People should be at the heart of successful process improvement efforts.
Many businesses turn to tools and technology to cope with the pace of change and innovation, but at times this emphasis on technical solutions leads executives to overlook the role people play in organizational success.
With all the talk of artificial intelligence, robotic process automation and virtual reality, the role of humans may appear to be at risk of becoming obsolete in the achievement of operational excellence. People should be at the heart of successful process improvement efforts. While it would be naïve to suggest that teams could be effective without using computer systems, the best approach is a balance between technology and people.
Tech That Matches Human Needs
Organizations that experience success in their pursuit of operational excellence have realized this, and they are becoming smarter at engaging their teams with technology that matches human needs and habits while also helping to streamline and simplify complex environments.
When it comes to business process management (BPM), the use of apps, tools and software platforms can enable people to interact with information — and with each other — in ways that are efficient and happen in real time. Choosing a BPM tool that is right for your organization and will help you achieve your process improvement goals is key, and there are many factors to consider as you approach this important decision.
You’ll need to understand your organization’s level of readiness, what you want to achieve with your process improvement efforts, and why you have embarked on process improvement. Think about how you are managing your processes today, and what resources are at your disposal to drive and support your process improvement initiatives.
Future development requirements will also impact your platform selection criteria, so be clear on your upcoming needs.
Organizational needs will vary, but here are five features and capabilities to look for as you begin evaluating BPM software tools.
1. User Fit
One of your priorities should be to determine whether a BPM system will be a good match for your users’ needs.
Remember, technical process specialists and front-line employees have different requirements and skill sets. Think about who will use the software, and learn about their communication preferences. Users should have the ability to engage with the tool easily, and it should save them time and effort. If a system is too hard to use, employees will ignore it and look for workarounds.
Moreover, the BPM tool should be made available to your whole organization. The employees who will use it every day are the people who know your processes best. They can tell you what is and isn’t working in your current processes, and you should ask them to help plan your forthcoming processes.

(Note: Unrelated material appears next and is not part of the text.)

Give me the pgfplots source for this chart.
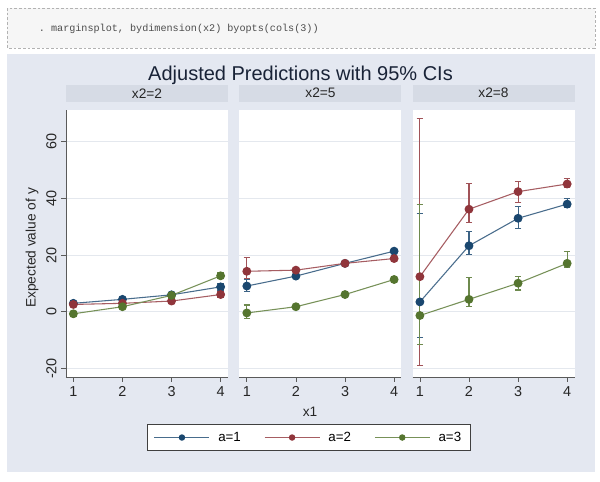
\documentclass[border=0pt]{standalone}
\usepackage{fontspec}
\setmainfont{Liberation Sans}
\setmonofont{Liberation Mono}
\usepackage{pgfplots}
\pgfplotsset{compat=1.18}
\usepackage{pgfplotstable}

\definecolor{c1}{RGB}{26,71,111}
\definecolor{c2}{RGB}{144,53,59}
\definecolor{c3}{RGB}{85,117,47}
\definecolor{region}{RGB}{228,232,241}
\definecolor{strip}{RGB}{214,219,229}
\definecolor{gridc}{RGB}{228,232,238}
\definecolor{axisc}{RGB}{90,90,90}
\definecolor{codebg}{RGB}{246,246,246}
\definecolor{titlec}{RGB}{25,35,55}

% x  y  ep  em
\pgfplotstableread{
x y ep em
1 3.0 0.8 0.8
2 4.4 0.7 0.7
3 6.0 0.8 0.8
4 8.8 1.2 1.2
}\pa
\pgfplotstableread{
x y ep em
1 2.6 0.8 0.8
2 3.0 0.7 0.7
3 3.8 0.8 0.8
4 6.1 1.2 1.2
}\pb
\pgfplotstableread{
x y ep em
1 -0.7 0.8 0.8
2 1.8 0.7 0.7
3 5.8 0.8 0.8
4 12.7 1.0 1.0
}\pc
\pgfplotstableread{
x y ep em
1 9.1 2.2 2.0
2 12.6 0.9 0.9
3 17.1 0.8 0.8
4 21.4 0.9 0.9
}\qa
\pgfplotstableread{
x y ep em
1 14.3 4.9 2.4
2 14.7 0.9 0.9
3 17.1 0.8 0.8
4 18.8 0.9 0.9
}\qb
\pgfplotstableread{
x y ep em
1 -0.4 2.8 1.9
2 1.8 0.6 0.6
3 6.1 0.6 0.6
4 11.4 0.8 0.8
}\qc
\pgfplotstableread{
x y ep em
1 3.5 31.1 12.5
2 23.3 4.9 3.0
3 33.0 4.2 3.6
4 38.0 2.0 1.1
}\ra
\pgfplotstableread{
x y ep em
1 12.4 55.8 31.2
2 36.2 9.1 4.7
3 42.4 3.5 3.9
4 45.1 2.0 1.3
}\rb
\pgfplotstableread{
x y ep em
1 -1.3 39.2 10.2
2 4.4 7.6 2.4
3 10.1 2.5 2.4
4 17.1 4.1 1.4
}\rc

\pgfplotsset{
  panel/.style={
    scale only axis, width=121.5pt, height=200.25pt,
    anchor=north west,
    xmin=0.85, xmax=4.15, ymin=-23, ymax=71.2,
    axis x line*=bottom, axis y line*=left,
    axis line style={axisc, line width=0.6pt, -},
    xtick={1,2,3,4}, ytick={-20,0,20,40,60},
    tick align=outside, major tick length=3.5pt,
    tick style={axisc, line width=0.6pt},
    ymajorgrids, grid style={gridc, line width=0.6pt},
    axis background/.style={fill=white},
    ticklabel style={font=\fontsize{10.8}{12}\selectfont, text=black!85},
    /pgf/number format/assume math mode=true,
    title style={at={(0.5,1)}, anchor=south, yshift=0pt, fill=strip,
      minimum width=121.5pt, minimum height=12.75pt, inner sep=0pt,
      font=\fontsize{10.3}{12}\selectfont, text=black!85},
  },
  noy/.style={y axis line style={draw=none}, ytick style={draw=none}, yticklabels={}},
  eb/.style={#1!85!white, only marks, mark=none, forget plot,
    error bars/.cd, y dir=both, y explicit,
    error bar style={draw=#1!85!white, line width=0.85pt, solid},
    error mark options={draw=#1!85!white, rotate=90, mark size=2.4pt, line width=0.8pt}},
  ln/.style={#1!80!white, line width=0.8pt, mark=*, mark size=2.9pt,
    mark options={draw=#1, fill=#1, solid}},
}

\begin{document}
\begin{tikzpicture}
\fill[white] (0pt,0pt) rectangle (450pt,-361.5pt);
% code box
\fill[codebg] (5.25pt,-6pt) rectangle (446.25pt,-36pt);
\draw[gray!60, dash pattern=on 2pt off 1.5pt, line width=0.5pt] (5.25pt,-6pt) rectangle (446.25pt,-36pt);
\node[anchor=west, font=\ttfamily\fontsize{7.6}{9}\selectfont, text=black!70, inner sep=0pt] at (29pt,-21.5pt) {. marginsplot, bydimension(x2) byopts(cols(3))};
% graph region
\fill[region] (5.25pt,-40.5pt) rectangle (446.25pt,-354pt);
\node[font=\fontsize{15}{18}\selectfont, text=titlec] at (225.4pt,-56.25pt) {Adjusted Predictions with 95\% CIs};
\node[rotate=90, font=\fontsize{10.3}{12}\selectfont, text=black!85] at (24pt,-186pt) {Expected value of y};
\node[font=\fontsize{10.3}{12}\selectfont, text=black!85] at (232.5pt,-309pt) {x1};

\begin{axis}[panel, at={(49.5pt,-82.5pt)}, title={x2=2},
  yticklabel style={rotate=90, anchor=south}]
\addplot[eb=c1] table[x=x,y=y,y error plus=ep,y error minus=em] {\pa};
\addplot[eb=c2] table[x=x,y=y,y error plus=ep,y error minus=em] {\pb};
\addplot[eb=c3] table[x=x,y=y,y error plus=ep,y error minus=em] {\pc};
\addplot[ln=c1] table[x=x,y=y] {\pa};
\addplot[ln=c2] table[x=x,y=y] {\pb};
\addplot[ln=c3] table[x=x,y=y] {\pc};
\end{axis}

\begin{axis}[panel, noy, at={(179.6pt,-82.5pt)}, title={x2=5},
  legend columns=3,
  legend image code/.code={\draw[mark repeat=2,mark phase=2,#1] plot coordinates {(0pt,0pt) (20.6pt,0pt) (41.25pt,0pt)};},
  legend image post style={mark size=2pt},
  legend style={at={(0.4286,-0.2266)}, anchor=center, draw=black!75, line width=0.6pt, fill=white,
    font=\fontsize{10}{12}\selectfont, inner xsep=5pt, inner ysep=3.5pt,
    /tikz/every even column/.append style={column sep=15.4pt},
    /tikz/every odd column/.append style={column sep=4.2pt}}]
\addplot[eb=c1] table[x=x,y=y,y error plus=ep,y error minus=em] {\qa};
\addplot[eb=c2] table[x=x,y=y,y error plus=ep,y error minus=em] {\qb};
\addplot[eb=c3] table[x=x,y=y,y error plus=ep,y error minus=em] {\qc};
\addplot[ln=c1] table[x=x,y=y] {\qa};
\addplot[ln=c2] table[x=x,y=y] {\qb};
\addplot[ln=c3] table[x=x,y=y] {\qc};
\legend{a=1,a=2,a=3}
\end{axis}

\begin{axis}[panel, noy, at={(309.4pt,-82.5pt)}, title={x2=8}]
\addplot[eb=c1] table[x=x,y=y,y error plus=ep,y error minus=em] {\ra};
\addplot[eb=c2] table[x=x,y=y,y error plus=ep,y error minus=em] {\rb};
\addplot[eb=c3] table[x=x,y=y,y error plus=ep,y error minus=em] {\rc};
\addplot[ln=c1] table[x=x,y=y] {\ra};
\addplot[ln=c2] table[x=x,y=y] {\rb};
\addplot[ln=c3] table[x=x,y=y] {\rc};
\end{axis}
\end{tikzpicture}
\end{document}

2. Change Management Capabilities
Governance is critical to the success of process improvement efforts, so look for a tool that facilitates governance.
Given the pace of change in most businesses, features to look for include the ability to change or update processes easily, version control, the ability to maintain a record of who uses the system and the ability to track changeable components for auditors. It’s not enough to simply capture static processes.
3. Support for Collaboration
BPM tools should enable and encourage active collaboration and the exchange of ideas. To help drive engagement with your processes, you want a tool that gives teams access to process information where and when it’s needed, as well as a tool that creates one version of process truth.
Ideally, a BPM tool should house and track suggestions for improvement and feedback, and it should keep a record of when these are successfully executed.
You will want process management software that’s future-proof — a system whose capabilities can expand as your business evolves. Tools like Visio, Word and PowerPoint often fall short on this front because they aren’t scalable. Your rollout plan should include the development of an IT infrastructure with sufficient resources to support a scalable BPM platform.
Regardless of your level of investment in a process management platform, BPM tools should deliver concrete results.
After you roll out your new system, you should expect to see small wins within a short period of time. This will motivate and encourage employees to identify opportunities to reduce waste, remove non-value-add activities and look for opportunities to cut costs. It will also give leadership teams confidence that they have invested wisely in process improvement.
BPM Tools Support People
Keeping these five factors in mind will help ensure that you select the right approach to meet your current and future business process requirements, and that you position your company for operational excellence and success.
As discussed earlier, people, of course, are key to the success of any organization. But you can improve your chances of operational excellence success if you choose a technology platform that supports your employees’ efforts.